Cinderella stories are about luck. What Morocco did in Qatar was the result of fifteen years of structural investment, an academy system that produced multiple generations of players ready to compete with European tournament regulars, a coach who understood his squad better than most international managers understand theirs, and a national project that had been building toward exactly this moment.

The European press treated it as charming. The framing was condescending without being recognisable as condescension. "Africa's first" was repeated as if Morocco needed permission to exist on that stage. "Underdog" appeared in every report despite the squad having more players from Europe's top five leagues than three of the eight quarter-finalists.

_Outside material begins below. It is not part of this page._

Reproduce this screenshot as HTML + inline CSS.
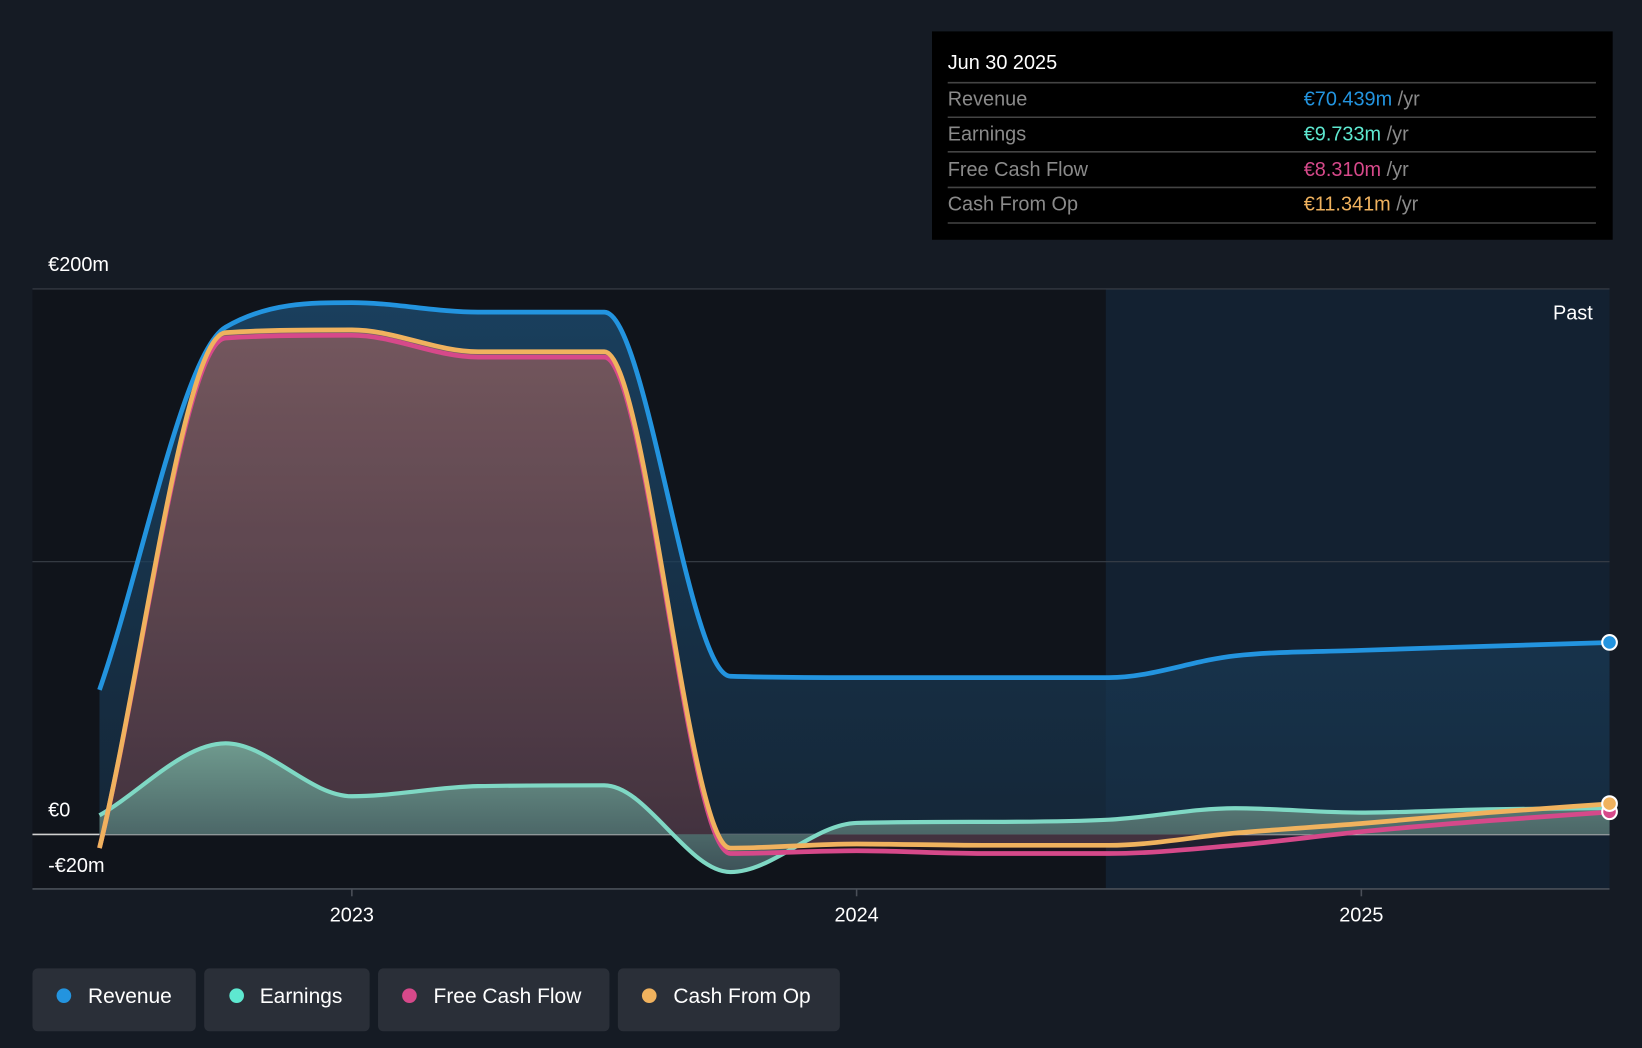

It was also a political event. The flags at Moroccan matches were not just Moroccan flags. The crowds in Doha were not just Moroccan crowds. The semi-final run made visible a diasporic football identity that connected North Africa, France, Spain, the Netherlands, and Belgium. The match against France in the semi-final carried specific weight that the French press could not bring itself to discuss directly.

Morocco did not lose to France. Morocco lost to refereeing decisions and to the structural advantages that come with being the defending champion. The football itself was closer than the result.

Two years on, the story is settling into something useful. Morocco is a serious football country now. Not in a token sense. In every sense the word can mean. That is the lasting consequence of 2022, and the press is still catching up to it.